We are what our pain has made of us. What our pasts have made of us. What our abusive tendencies and toxic coping mechanisms and humiliations and defeats and self-hate and misery has shaped us into. And our joys too.
I don’t think that has to be a barrier to loving somebody. He taught me that. Because I have all the excuses in the book to call him ‘bad’ or ‘toxic’ or ‘cancelled’ and walk away. But —
I guess I just don’t think love ought to work that way. Predicated on somebody being not broken. Because we’re all broken.
Scandal says either no one is worth saving, or everyone is. Scandal says every one of us is too fucked up to love. But we are human, and so we love. So we have to find ways to love people anyway. Even broken as they are. Even when they make terrible or painful or really despicable mistakes.
I guess that’s what I believe. If my idea of what love is has a mission statement. That sounds about right to me.
So — I guess we choose. We let Swift River go. We choose to accept the person we have become. We choose to accept that everyone around us has flaws and broken parts and ways they will never be whole. We choose to view the world through a disability justice lens. We stop laughing at men for being ‘incapable’ of identifying and expressing how they feel. We stop pitying women for struggling to assert ourselves professionally, and often never ending friendships or rejecting any opportunity for fear of hurting someone’s feelings. We recognize our own and others’ incompetencies. And then, we deal. Together. Like family. Or Pack, which is my preferred terminology.
I have this tattoo on my leg. It’s sort of appropriative. Sort of not. There’s a story. Anyway, my tattoo says Ohana. Because I really believe that we find our family along the way. That we choose our Pack members, or our Pack chooses us. And “family means no one gets left behind. “ Says Lilo and Stitch. Cute and pat and silly, okay. But still. Words to live by.
So I am trying to learn new things, this year. Things like health. Physical health. Like if I’m sick for three months, I am allowed to cut out activities and start figuring out what’s really important to me. And things like assertiveness. And things like what happens when I or someone else just don’t get it right. Like how we deal. Like what reparative process really works, and what reparative processes are stupid and useless. Like punishing people, for instance.
I am dedicating a year to learning how to be happy. To actually letting myself be happy. We’ll see how that goes. Results forthcoming.

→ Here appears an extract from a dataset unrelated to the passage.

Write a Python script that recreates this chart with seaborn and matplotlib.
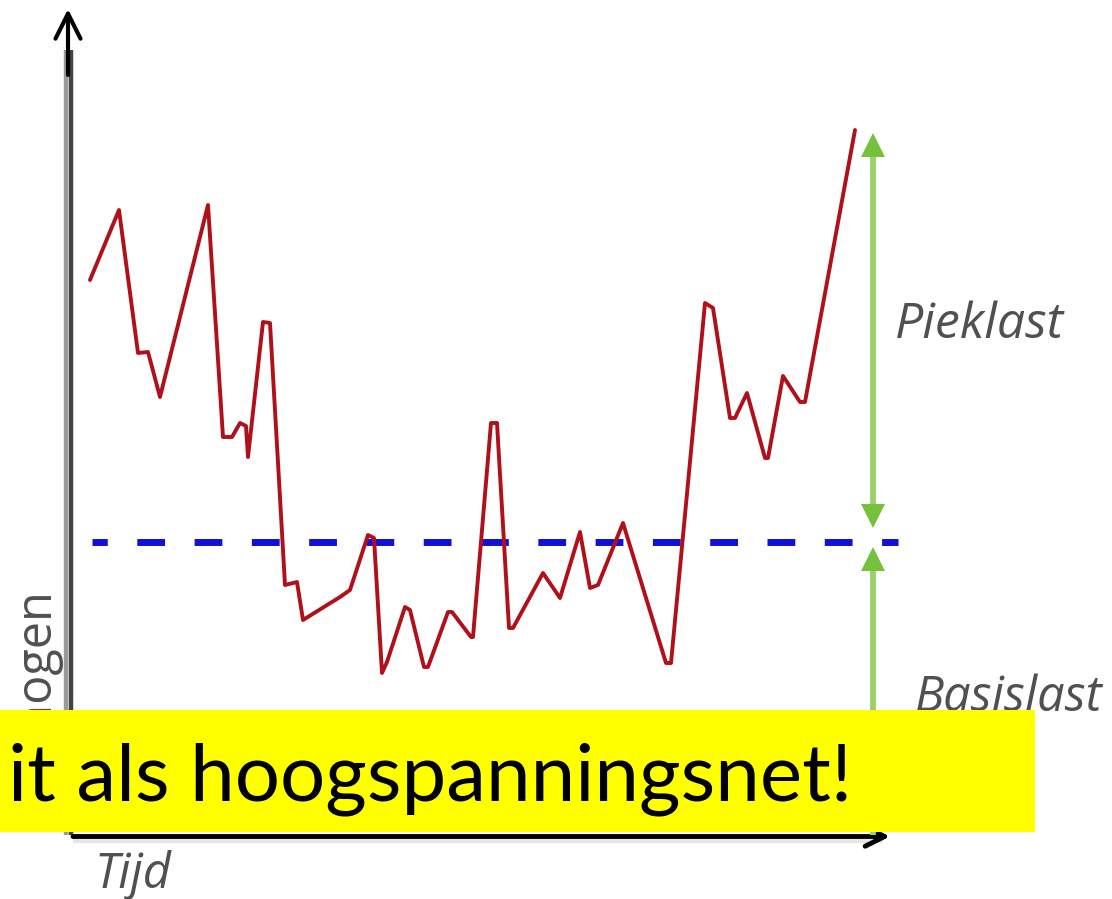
import matplotlib
matplotlib.use("Agg")
import matplotlib.pyplot as plt
import seaborn as sns
import pandas as pd

# ---- data ----
time = [2, 31, 50, 60, 72, 120, 135, 144, 152, 158, 160, 175, 182, 197, 209, 215,
        252, 262, 280, 286, 294, 299, 317, 322, 336, 340, 360, 364, 383, 385, 403,
        409, 421, 425, 455, 472, 492, 502, 510, 535, 578, 583, 617, 625, 642, 647,
        659, 677, 680, 695, 712, 717, 767]
power = [555, 625, 482, 483, 438, 630, 398, 398, 412, 409, 378, 513, 512, 250, 253, 215,
         238, 245, 300, 297, 162, 173, 228, 225, 168, 168, 223, 223, 198, 198, 412,
         412, 207, 207, 262, 237, 303, 247, 250, 312, 172, 172, 532, 527, 417, 417,
         442, 377, 377, 459, 433, 433, 705]
base_load = 293
peak_top = 698
labels = ["Pieklast", "Basislast"]
x_label = "Tijd"
y_label = "Vermogen"
banner = "it als hoogspanningsnet!"

df = pd.DataFrame({"tijd": time, "vermogen": power})

sns.set_style("white")
plt.rcParams["font.family"] = ["Open Sans", "DejaVu Sans"]

fig = plt.figure(figsize=(11.12, 8.99), dpi=100)
ax = fig.add_axes([0, 0, 1, 1])
ax.set_xlim(-88, 1024)
ax.set_ylim(-64, 835)
ax.axis("off")

# y axis (two-tone grey) with arrow
ax.plot([-22.5, -22.5], [0, 785], color="#9a9a9a", lw=3.2, solid_capstyle="butt", zorder=2)
ax.plot([-17.5, -17.5], [0, 785], color="#444444", lw=3.2, solid_capstyle="butt", zorder=2)
ax.annotate("", xy=(-20, 826), xytext=(-20, 760),
            arrowprops=dict(arrowstyle="->", lw=3, color="black", mutation_scale=45,
                            shrinkA=0, shrinkB=0), zorder=3)

# x axis with arrow
ax.plot([-15, 795], [-6, -6], color="#e6e6e6", lw=3, solid_capstyle="butt", zorder=2)
ax.annotate("", xy=(802, -1.5), xytext=(-15, -1.5),
            arrowprops=dict(arrowstyle="->", lw=3.5, color="black", mutation_scale=35,
                            shrinkA=0, shrinkB=0), zorder=3)

# base load dashed line
ax.hlines(base_load, 4, 810, colors="#1010d8", lw=5,
          linestyles=[(1.8, (4.0, 4.25))], zorder=3)

# load curve
sns.lineplot(data=df, x="tijd", y="vermogen", ax=ax, color="#b0101a", lw=2.8,
             zorder=4, legend=False)
ax.set_xlim(-88, 1024)
ax.set_ylim(-64, 835)
ax.axis("off")

# green arrows
gx = 785
ax.vlines(gx, base_load + 30, peak_top - 12, colors="#9bd06c", lw=4.2, zorder=3)
ax.vlines(gx, 0, base_load - 20, colors="#9bd06c", lw=4.2, zorder=3)
ax.plot([gx], [peak_top - 8], marker="^", ms=17, color="#74c23c", mew=0, zorder=4)
ax.plot([gx], [base_load + 26], marker="v", ms=17, color="#74c23c", mew=0, zorder=4)
ax.plot([gx], [base_load - 17], marker="^", ms=17, color="#74c23c", mew=0, zorder=4)

# labels
ax.text(807, 510, labels[0], fontsize=36, style="italic", color="#505050",
        ha="left", va="center", zorder=5)
ax.text(827, 137, labels[1], fontsize=35, style="italic", color="#505050",
        ha="left", va="center", zorder=5)
ax.text(7, -40, x_label, fontsize=35, style="italic", color="#505050",
        ha="left", va="center", zorder=5)
ax.text(-49, 244, y_label, fontsize=35, color="#505050", rotation=90,
        ha="center", va="top", zorder=5)

# yellow banner
ax.add_patch(plt.Rectangle((-88, 3), 1035, 122, facecolor="#ffff00",
                           edgecolor="none", zorder=10))
ax.text(-80, 35, banner, fontsize=57.5, color="black", family=["Lato", "DejaVu Sans"],
        ha="left", va="baseline", zorder=11)

fig.savefig("out.png", dpi=100)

I am trying to learn new things. Like how to let Swift River go.
The hard part is always, I want to love the people I love better than I know I will ever personally be able to do. But the hardest part is knowing I still have to let them choose. That I have to let them choose me, if they want to. Even knowing I’m going to hurt them, probably over and over again, in a thousand little ways. A thousand small paper cuts. And some bigger ones too.
I can’t save the people I love from pain, or death. Of course I want to. But there is not one person alive in this world who is a resident of Swift River. Swift River is dead and gone. Everyone hurts everyone.
Whether we hurt the people we love or not is never going to be up for question. What matters is what happens after. Is how we apologize, to each other and to ourselves. How we take accountability, and not through self-flagellation but by treating the vulnerable parts of ourselves better so we can treat the vulnerable parts of other people better.
I just want to be myself, warts and all. For a year. And see how that feels. To tell myself I deserve to be happy. Even if Swift River is dead.